The film looks great. The visuals feel inspired by the graininess of digital photography, as though it were filmed through the midrange cameras Bloom lugs around. It’s the stale half-light of a city at night, a dull orange hue illuminated by torchlight, headlights and the red-and-blue flashes of police lights. It has the texture of another LA-at-night film, Michael Mann’s Collateral. Gyllenhaal is the real highlight, though. It’s a showy performance that might be a (likely futile) tilt at awards attention, what with the transformative weight loss and all. But he manages to convey the totality of Lou Bloom, as psychopath and as symbol and, somewhere beneath the surface, as a lost boy struggling to fit in.

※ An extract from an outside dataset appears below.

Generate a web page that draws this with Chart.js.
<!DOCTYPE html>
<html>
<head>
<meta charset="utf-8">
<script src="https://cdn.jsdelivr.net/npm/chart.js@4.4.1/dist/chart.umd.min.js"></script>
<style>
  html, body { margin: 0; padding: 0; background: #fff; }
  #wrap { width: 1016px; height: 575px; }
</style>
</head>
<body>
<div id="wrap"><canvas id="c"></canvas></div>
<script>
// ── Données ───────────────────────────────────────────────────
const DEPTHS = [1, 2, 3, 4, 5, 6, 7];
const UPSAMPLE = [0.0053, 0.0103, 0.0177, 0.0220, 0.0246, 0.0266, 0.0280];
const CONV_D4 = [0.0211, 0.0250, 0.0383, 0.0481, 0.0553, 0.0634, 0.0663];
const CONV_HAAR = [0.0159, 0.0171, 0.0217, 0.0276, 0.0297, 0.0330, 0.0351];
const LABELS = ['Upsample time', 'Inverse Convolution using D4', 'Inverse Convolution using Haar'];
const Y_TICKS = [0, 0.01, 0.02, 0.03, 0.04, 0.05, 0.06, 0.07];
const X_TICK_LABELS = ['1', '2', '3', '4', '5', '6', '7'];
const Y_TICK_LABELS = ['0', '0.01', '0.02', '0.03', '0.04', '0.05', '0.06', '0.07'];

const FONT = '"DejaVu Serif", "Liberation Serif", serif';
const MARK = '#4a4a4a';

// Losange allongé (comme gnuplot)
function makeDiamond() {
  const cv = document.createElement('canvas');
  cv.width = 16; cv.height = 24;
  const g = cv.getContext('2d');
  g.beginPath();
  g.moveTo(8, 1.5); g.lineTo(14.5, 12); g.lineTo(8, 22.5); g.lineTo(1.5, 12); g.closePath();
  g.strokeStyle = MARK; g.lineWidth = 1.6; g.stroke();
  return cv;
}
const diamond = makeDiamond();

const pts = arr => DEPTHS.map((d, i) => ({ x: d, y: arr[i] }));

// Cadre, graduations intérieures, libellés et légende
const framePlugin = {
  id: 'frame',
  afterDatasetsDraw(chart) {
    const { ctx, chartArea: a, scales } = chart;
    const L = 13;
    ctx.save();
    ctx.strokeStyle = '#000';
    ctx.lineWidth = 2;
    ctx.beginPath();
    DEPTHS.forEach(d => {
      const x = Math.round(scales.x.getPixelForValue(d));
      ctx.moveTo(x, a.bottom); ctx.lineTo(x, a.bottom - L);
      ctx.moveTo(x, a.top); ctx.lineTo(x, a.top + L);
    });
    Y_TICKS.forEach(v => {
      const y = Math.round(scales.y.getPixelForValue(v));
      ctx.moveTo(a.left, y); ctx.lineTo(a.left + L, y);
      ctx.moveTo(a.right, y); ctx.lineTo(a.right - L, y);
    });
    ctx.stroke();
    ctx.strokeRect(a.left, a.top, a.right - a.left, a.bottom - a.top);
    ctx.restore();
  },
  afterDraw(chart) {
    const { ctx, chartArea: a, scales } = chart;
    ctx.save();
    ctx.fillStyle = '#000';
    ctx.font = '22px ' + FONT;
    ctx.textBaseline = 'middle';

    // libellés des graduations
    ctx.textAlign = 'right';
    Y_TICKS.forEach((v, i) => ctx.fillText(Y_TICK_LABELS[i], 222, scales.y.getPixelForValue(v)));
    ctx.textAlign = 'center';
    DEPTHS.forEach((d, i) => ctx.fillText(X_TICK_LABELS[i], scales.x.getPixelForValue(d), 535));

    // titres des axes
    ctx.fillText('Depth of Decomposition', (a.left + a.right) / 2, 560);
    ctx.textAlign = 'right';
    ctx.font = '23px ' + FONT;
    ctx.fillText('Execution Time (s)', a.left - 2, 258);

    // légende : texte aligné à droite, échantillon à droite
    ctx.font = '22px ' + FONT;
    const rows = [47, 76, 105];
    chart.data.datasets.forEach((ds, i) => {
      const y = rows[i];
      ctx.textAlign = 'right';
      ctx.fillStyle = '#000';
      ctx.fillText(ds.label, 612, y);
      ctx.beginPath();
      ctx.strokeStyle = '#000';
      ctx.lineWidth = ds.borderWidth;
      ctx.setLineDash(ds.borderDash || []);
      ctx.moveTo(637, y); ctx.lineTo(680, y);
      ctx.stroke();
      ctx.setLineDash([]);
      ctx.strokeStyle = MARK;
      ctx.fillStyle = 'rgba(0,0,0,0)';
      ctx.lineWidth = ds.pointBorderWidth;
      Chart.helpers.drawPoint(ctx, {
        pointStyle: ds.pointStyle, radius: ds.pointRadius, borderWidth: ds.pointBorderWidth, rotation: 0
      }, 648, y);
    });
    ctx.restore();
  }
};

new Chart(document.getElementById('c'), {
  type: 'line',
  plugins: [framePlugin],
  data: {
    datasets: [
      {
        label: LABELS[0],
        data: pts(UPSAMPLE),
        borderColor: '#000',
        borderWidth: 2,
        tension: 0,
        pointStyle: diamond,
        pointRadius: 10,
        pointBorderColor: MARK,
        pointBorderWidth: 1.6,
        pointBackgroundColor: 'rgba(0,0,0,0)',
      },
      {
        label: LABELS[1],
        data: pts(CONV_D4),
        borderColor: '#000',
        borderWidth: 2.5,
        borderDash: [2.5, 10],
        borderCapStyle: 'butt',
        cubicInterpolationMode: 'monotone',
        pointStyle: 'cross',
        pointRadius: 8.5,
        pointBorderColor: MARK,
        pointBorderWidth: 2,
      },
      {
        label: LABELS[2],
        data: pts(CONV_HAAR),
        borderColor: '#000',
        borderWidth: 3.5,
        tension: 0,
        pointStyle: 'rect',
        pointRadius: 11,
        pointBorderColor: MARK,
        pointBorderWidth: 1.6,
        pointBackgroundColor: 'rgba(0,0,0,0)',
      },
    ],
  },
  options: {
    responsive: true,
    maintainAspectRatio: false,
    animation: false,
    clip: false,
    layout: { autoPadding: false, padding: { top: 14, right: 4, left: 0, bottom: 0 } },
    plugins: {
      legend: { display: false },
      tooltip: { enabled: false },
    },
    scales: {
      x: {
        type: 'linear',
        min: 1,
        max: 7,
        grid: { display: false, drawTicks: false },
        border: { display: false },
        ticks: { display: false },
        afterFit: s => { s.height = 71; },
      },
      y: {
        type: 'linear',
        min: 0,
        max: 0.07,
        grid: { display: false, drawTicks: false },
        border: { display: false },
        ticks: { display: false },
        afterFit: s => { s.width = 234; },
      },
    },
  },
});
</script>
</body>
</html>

Nightcrawler’s most important shot is its opening shot. Before we get to meet Bloom, Gilroy takes us through a montage of LA at dusk, iconic buildings and rundown shopfronts alike. But the first shot is of a vacant billboard by the side of a highway, white panels garishly illuminated before the flat immensity of the desert behind. This is a great film, but the opening shot hints at what it could have been with a lighter touch, with a tad more ambiguity. The image is redolent of the core of what the film has to say about the hollowness of the modern media, the falseness of aspirational capitalism. Like Nightcrawler, it’s inherently rotten and starkly beautiful.